Le Syrien du septième étage, Fawaz Hussain (par Théo Ananissoh)
Le Syrien du septième étage, septembre 2018, 231 pages, 18 €
Ecrivain(s): Fawaz Hussain Edition: Le Serpent à plumes
C’est double et réciproque, un pays ! Nous vivons en lui, et il existe à travers nous. Il nous contient, et nous le portons en nous. Il est un espace géographique, et aussi une somme immatérielle qui demeure en nous jusqu’à la mort. Cette dualité est une, en vérité. C’est juste pour parler clairement que nous distinguons. Des pays, dans l’histoire, ont été rayés pour ainsi dire de la carte du monde – la Pologne, je crois. Mais c’est un nom – un mot – qu’on a biffé ou cru biffer ; cette double existence que nous décrivons reste, encore plus fermement même dans l’âme meurtrie des natifs. Sous nos yeux, depuis trop d’années, la Syrie est saccagée. Meurtres de masse, destructions de villes et de monuments antiques, fuites de populations…

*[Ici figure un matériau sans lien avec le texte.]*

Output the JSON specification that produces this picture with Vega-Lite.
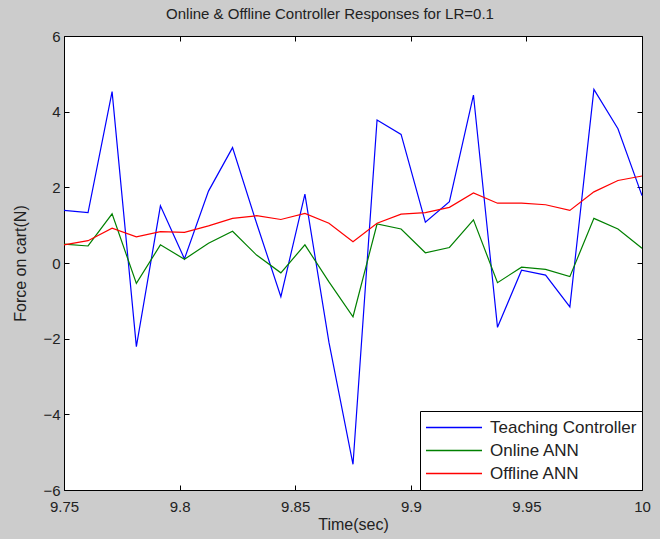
{
  "$schema": "https://vega.github.io/schema/vega-lite/v6.json",
  "autosize": "none",
  "width": 578,
  "height": 454,
  "padding": {"left": 64, "top": 36, "right": 18, "bottom": 49},
  "background": "#cccccc",
  "title": {"text": "Online & Offline Controller Responses for LR=0.1", "font": "Liberation Sans", "fontSize": 15, "fontWeight": "normal", "color": "#222222", "anchor": "middle", "offset": 7, "dx": -23},
  "config": {
    "view": {"fill": "white", "stroke": "black", "strokeWidth": 1},
    "axis": {"grid": false, "domain": false, "tickColor": "black", "tickSize": -5, "labelFont": "Liberation Sans", "labelFontSize": 15, "labelColor": "#222222", "titleFont": "Liberation Sans", "titleFontSize": 16, "titleFontWeight": "normal", "titleColor": "#222222"}
  },
  "datasets": {
    "d": [
      {"t": 9.75, "series": "Teaching Controller", "f": 1.39},
      {"t": 9.7604, "series": "Teaching Controller", "f": 1.33},
      {"t": 9.7708, "series": "Teaching Controller", "f": 4.53},
      {"t": 9.7813, "series": "Teaching Controller", "f": -2.21},
      {"t": 9.7917, "series": "Teaching Controller", "f": 1.51},
      {"t": 9.8021, "series": "Teaching Controller", "f": 0.11},
      {"t": 9.8125, "series": "Teaching Controller", "f": 1.9},
      {"t": 9.8229, "series": "Teaching Controller", "f": 3.05},
      {"t": 9.8333, "series": "Teaching Controller", "f": 1.05},
      {"t": 9.8438, "series": "Teaching Controller", "f": -0.89},
      {"t": 9.8542, "series": "Teaching Controller", "f": 1.82},
      {"t": 9.8646, "series": "Teaching Controller", "f": -2.1},
      {"t": 9.875, "series": "Teaching Controller", "f": -5.32},
      {"t": 9.8854, "series": "Teaching Controller", "f": 3.78},
      {"t": 9.8958, "series": "Teaching Controller", "f": 3.4},
      {"t": 9.9063, "series": "Teaching Controller", "f": 1.08},
      {"t": 9.9167, "series": "Teaching Controller", "f": 1.62},
      {"t": 9.9271, "series": "Teaching Controller", "f": 4.44},
      {"t": 9.9375, "series": "Teaching Controller", "f": -1.7},
      {"t": 9.9479, "series": "Teaching Controller", "f": -0.19},
      {"t": 9.9583, "series": "Teaching Controller", "f": -0.32},
      {"t": 9.9688, "series": "Teaching Controller", "f": -1.16},
      {"t": 9.9792, "series": "Teaching Controller", "f": 4.59},
      {"t": 9.9896, "series": "Teaching Controller", "f": 3.55},
      {"t": 10.0, "series": "Teaching Controller", "f": 1.78},
      {"t": 9.75, "series": "Online ANN", "f": 0.5},
      {"t": 9.7604, "series": "Online ANN", "f": 0.45},
      {"t": 9.7708, "series": "Online ANN", "f": 1.3},
      {"t": 9.7813, "series": "Online ANN", "f": -0.54},
      {"t": 9.7917, "series": "Online ANN", "f": 0.48},
      {"t": 9.8021, "series": "Online ANN", "f": 0.1},
      {"t": 9.8125, "series": "Online ANN", "f": 0.52},
      {"t": 9.8229, "series": "Online ANN", "f": 0.84},
      {"t": 9.8333, "series": "Online ANN", "f": 0.21},
      {"t": 9.8438, "series": "Online ANN", "f": -0.26},
      {"t": 9.8542, "series": "Online ANN", "f": 0.48},
      {"t": 9.8646, "series": "Online ANN", "f": -0.5},
      {"t": 9.875, "series": "Online ANN", "f": -1.42},
      {"t": 9.8854, "series": "Online ANN", "f": 1.03},
      {"t": 9.8958, "series": "Online ANN", "f": 0.9},
      {"t": 9.9063, "series": "Online ANN", "f": 0.27},
      {"t": 9.9167, "series": "Online ANN", "f": 0.41},
      {"t": 9.9271, "series": "Online ANN", "f": 1.14},
      {"t": 9.9375, "series": "Online ANN", "f": -0.52},
      {"t": 9.9479, "series": "Online ANN", "f": -0.11},
      {"t": 9.9583, "series": "Online ANN", "f": -0.17},
      {"t": 9.9688, "series": "Online ANN", "f": -0.36},
      {"t": 9.9792, "series": "Online ANN", "f": 1.18},
      {"t": 9.9896, "series": "Online ANN", "f": 0.9},
      {"t": 10.0, "series": "Online ANN", "f": 0.39},
      {"t": 9.75, "series": "Offline ANN", "f": 0.48},
      {"t": 9.7604, "series": "Offline ANN", "f": 0.59},
      {"t": 9.7708, "series": "Offline ANN", "f": 0.92},
      {"t": 9.7813, "series": "Offline ANN", "f": 0.69},
      {"t": 9.7917, "series": "Offline ANN", "f": 0.83},
      {"t": 9.8021, "series": "Offline ANN", "f": 0.81},
      {"t": 9.8125, "series": "Offline ANN", "f": 0.98},
      {"t": 9.8229, "series": "Offline ANN", "f": 1.18},
      {"t": 9.8333, "series": "Offline ANN", "f": 1.25},
      {"t": 9.8438, "series": "Offline ANN", "f": 1.15},
      {"t": 9.8542, "series": "Offline ANN", "f": 1.31},
      {"t": 9.8646, "series": "Offline ANN", "f": 1.05},
      {"t": 9.875, "series": "Offline ANN", "f": 0.56},
      {"t": 9.8854, "series": "Offline ANN", "f": 1.05},
      {"t": 9.8958, "series": "Offline ANN", "f": 1.29},
      {"t": 9.9063, "series": "Offline ANN", "f": 1.33},
      {"t": 9.9167, "series": "Offline ANN", "f": 1.47},
      {"t": 9.9271, "series": "Offline ANN", "f": 1.85},
      {"t": 9.9375, "series": "Offline ANN", "f": 1.58},
      {"t": 9.9479, "series": "Offline ANN", "f": 1.58},
      {"t": 9.9583, "series": "Offline ANN", "f": 1.54},
      {"t": 9.9688, "series": "Offline ANN", "f": 1.39},
      {"t": 9.9792, "series": "Offline ANN", "f": 1.88},
      {"t": 9.9896, "series": "Offline ANN", "f": 2.18},
      {"t": 10.0, "series": "Offline ANN", "f": 2.3}
    ]
  },
  "data": {"name": "d"},
  "layer": [
    {
      "mark": {"type": "line", "strokeWidth": 1.2},
      "encoding": {
        "x": {"field": "t", "type": "quantitative", "scale": {"domain": [9.75, 10], "nice": false, "zero": false}, "axis": {"title": "Time(sec)", "values": [9.75, 9.8, 9.85, 9.9, 9.95, 10], "format": "~g", "labelPadding": 14, "titlePadding": 2, "labelFlush": false}},
        "y": {"field": "f", "type": "quantitative", "scale": {"domain": [-6, 6], "nice": false, "zero": false}, "axis": {"title": "Force on cart(N)", "values": [-6, -4, -2, 0, 2, 4, 6], "labelPadding": 9, "titlePadding": 14}},
        "color": {"field": "series", "type": "nominal", "scale": {"domain": ["Teaching Controller", "Online ANN", "Offline ANN"], "range": ["#0000ff", "#008000", "#ff0000"]},
          "legend": {"title": null, "orient": "bottom-right", "offset": 0, "fillColor": "white", "strokeColor": "black", "padding": 5, "symbolType": "stroke", "symbolSize": 3136, "symbolStrokeWidth": 1.5, "labelFontSize": 17, "labelFont": "Liberation Sans", "labelColor": "#222222", "rowPadding": 0, "clipHeight": 23, "labelOffset": 7}},
        "detail": {"field": "series"}
      }
    },
    {
      "mark": {"type": "line", "opacity": 0},
      "encoding": {
        "x": {"field": "t", "type": "quantitative", "axis": {"orient": "top", "labels": false, "title": null, "values": [9.75, 9.8, 9.85, 9.9, 9.95, 10]}},
        "y": {"field": "f", "type": "quantitative", "axis": {"orient": "right", "labels": false, "title": null, "values": [-6, -4, -2, 0, 2, 4, 6]}},
        "detail": {"field": "series"}
      }
    }
  ],
  "resolve": {"axis": {"x": "independent", "y": "independent"}}
}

« Ma mère m’annonce une nouvelle qui me terrasse. Elle ne sait pas qui l’a fait, mais on a plastiqué notre unique pont, le seul point de passage qui restait entre les deux parties de la ville quand les pluies torrentielles ou la fonte des neiges sur les montagnes du nord causaient des crues incroyables et que le paisible fleuve quittait son lit. Elle continue sur sa lancée : on ne sait plus qui fait quoi, il lui semble que tout le monde veut la mort de tout le monde (…).
Dans mon appartement parisien, mon âme est le siège d’un séisme de magnitude 7. Le coup de fil de ma mère et surtout l’annonce de la destruction du pont de ma ville me causent un étrange malaise. Je me poste devant la fenêtre ouverte et attends que le nuage de poussière ocre s’estompe. Pourquoi en a-t-on voulu au pont de cette bourgade perdue au fin fond du monde ? ».

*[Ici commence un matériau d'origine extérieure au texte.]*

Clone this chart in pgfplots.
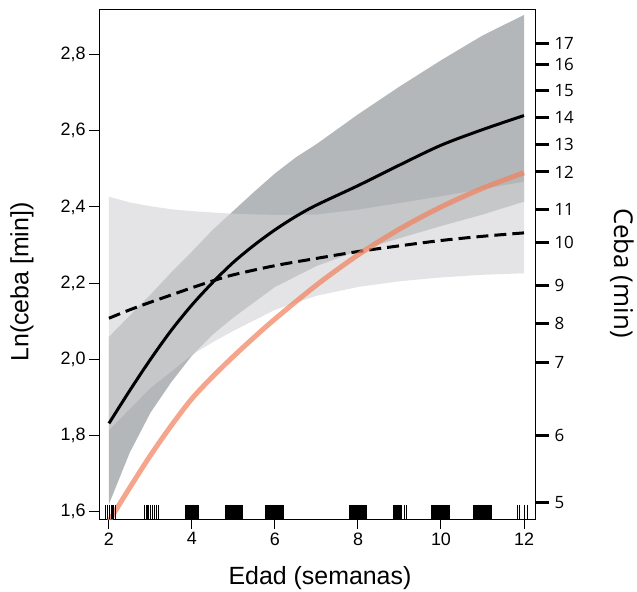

Je, c’est le Syrien qui habite au septième étage d’un immeuble HLM de la ville de Paris. Il est kurde, musulman sunnite, et enseignant « défroqué », selon son expression, à Paris depuis sans doute au moins une trentaine d’années. Il est donc (aussi)… parisien. Or Paris est un pays en soi. Pour être pleinement heureux ailleurs (au restaurant, chez des amis, en vacances…), il faut l’être déjà chez soi, à domicile. L’être humain est ainsi. Or la Syrie natale du Kurde est mise à feu et à sang. Tout retour, toute visite aux siens lui sont interdits jusqu’à nouvel ordre. Il tourne en rond dans son appartement ou dans son immeuble proche du périphérique, erre dans Paris – l’expression s’impose – comme une âme en peine. Ce qui nous manque nous obsède. Sa Syrie qui menace de disparaître le rend très attentif et observateur du pays où il est, des choses et des êtres qui l’environnent. Paris qui est une ville-monde, Paris et sa diversité – le boucher du marché, le réparateur, les voisins d’immeuble, et même le SDF du coin qui sont de toutes les origines possibles. Chacun d’eux, par leur simple présence, reflète un pays natal auquel notre Syrien est aussitôt sensible.

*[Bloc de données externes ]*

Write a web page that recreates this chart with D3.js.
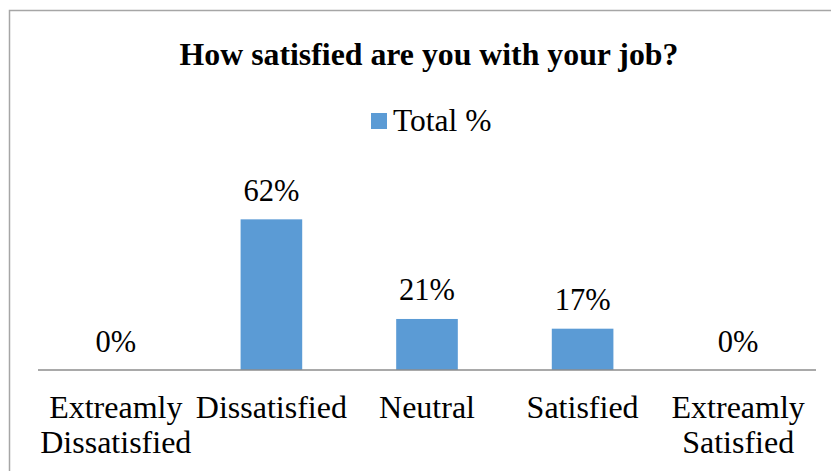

« La fenêtre donne sur un ciel d’encre, mais alerte à la tempête ou pas, je sors. Je laisse l’ascenseur au voisin du quatrième au cas où il aurait besoin de vérifier si son fils lui a enfin écrit. Le trottoir en face de la grande entrée est jonché de branches arrachées par la furie du vent. Évitant les Maréchaux, je descends le long de la rue Le Vau. Cette fois, je n’entre pas dans le square Séverine dont le sol sablonneux est imbibé d’eau de pluie. Une fois en bas de la rue, je bifurque vers l’échangeur de Bagnolet. Je m’arrête sur le pont enjambant les quatre voies rapides. Je tourne le dos à Auchan et aux autres tours et barres et je m’abrutis avec le vacarme de l’autoroute saturée de tôles. Je laisse la frénésie bestiale de la circulation s’insinuer dans la moindre cellule de mon corps. La forte odeur du carburant me brûle les poumons et me brouille la vue ».
Insomniaque, par moments presque voyeur aux dépens des voisins, le Syrien a parfois comme des hallucinations. La description de cet état mental est une des belles subtilités d’un roman qui est véritablement double – celui de deux pays : l’un qui est en train d’être anéanti et l’autre qui, selon son blason, jamais ne sombre dans les flots de l’histoire.
« Je m’enlise dans mes sables mouvants, trébuche dans mes entrailles, je n’en peux plus ».
Ecrit au présent et avec une simplicité fine, Le Syrien du septième étage est une riche composition de portraits humains sur fond des désastres actuels dans le monde.